İthalata bağımlı olunan buğday, ayçiçeği, arpa, mısır gibi ürünlerin başta et ve yumurta üretiminde kullanılan hammaddenin bu iki ilkeden gelmesinden dolayı daha geniş bir yelpazeyi ilgilendirdiğini kaydeden TOBB Gıda Sanayi Meclis Başkanı Necdet Buzbaş, Türkiye’nin bu durumda ilk yapması gereken söz konusu ürünlerde acilen alternatif tedarik kaynakları harekete geçirilmesini söyledi. Mevcut stoklarla en az 1.5 ay gidilebileceğini aktaran Buzbaş, “En önemli olan şey halkımızın temle gıda maddelerin temin edecek alternatif tedarik kaynaklarının harekete geçirmemiz lazım. İkinci olarak bizim bu ülkelere gıda ihracatımız bulunuyor. Rusya’nın meyve sebzenin yüzde 75’ni gönderiyoruz. Ülkemizdeki meyve ve sebze yetiştiricileri olumsuz yansıyacaktır ve tarlada ürünlerin kalması söz konusu olabilir. Üçüncü olarak gıda hammaddeleri dışında sanayide doğal gazı ve petrolü Rusya’da temin ediyoruz. Şu an petrolün fiyatı 100 doların üstüne çıkıyor. Halkın karnını doyurmanın yanında enflasyonum artıracak etkiye sahip. Bunun yanında Rusya’dan gelen 7 milyon turistin tükettiği gıda 1.5 milyar doları buluyor. İç pazarda da gıda sanayinde kayıp yaşanması tahmin ediliyor.” dedi.
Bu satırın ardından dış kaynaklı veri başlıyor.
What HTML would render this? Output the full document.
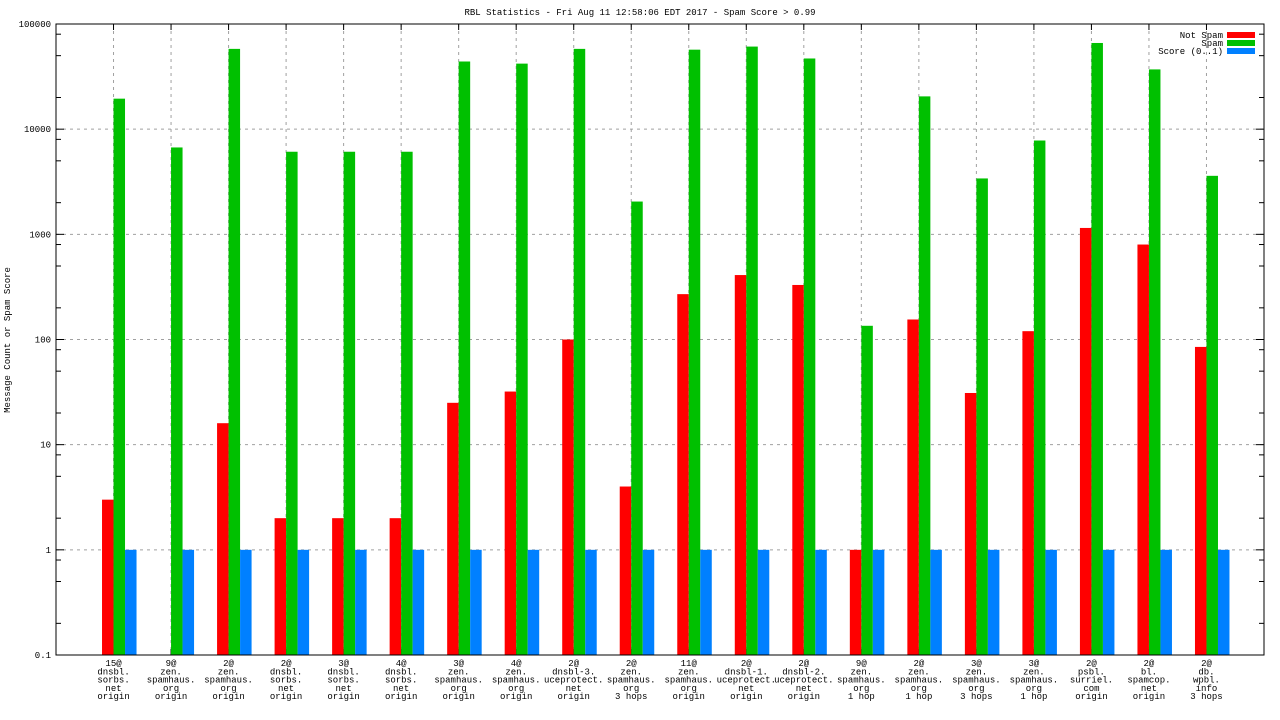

“Türkiye’nin 1 aylık ayçiçeği yağı stoku var”

Kerç Boğazı ve Azak Deniz’inin gemi yüklemelerine kapatıldığını aktaran Solventum Yönetim Kurulu Başkanı Onat Angı, Rusya’dan gelen hammaddenin bir kısmının kapandığını ve içeride yüklemesi devem eden gemilerin olduğunu belirtti. Durumun ayçiçek yağı ithalatında çok büyük sıkıntı oluşturduğunu ifade eden Angı, “Türkiye’nin total yağ stoku 1 aya yetecek kadar var. Alternatif pazar olan Arjantin’de de yeni ürünler çıkıyor. Dün dökme ayçiçeği yağı fiyatı 1600 dolar seviyesinde bulunuyordu, bugün gemiler yüklenemediği için fiyat da yok. Bugün soya ve palm yağı tonunda yüzde 6 yükseliş ile 90 dolar artış yaşandı. Türkiye yılda 650 bin ton palm yağı kullanıyor ve bunlarda tüm dünyada fiyat artışları yaşanması bekleniyor.” diye konuştu.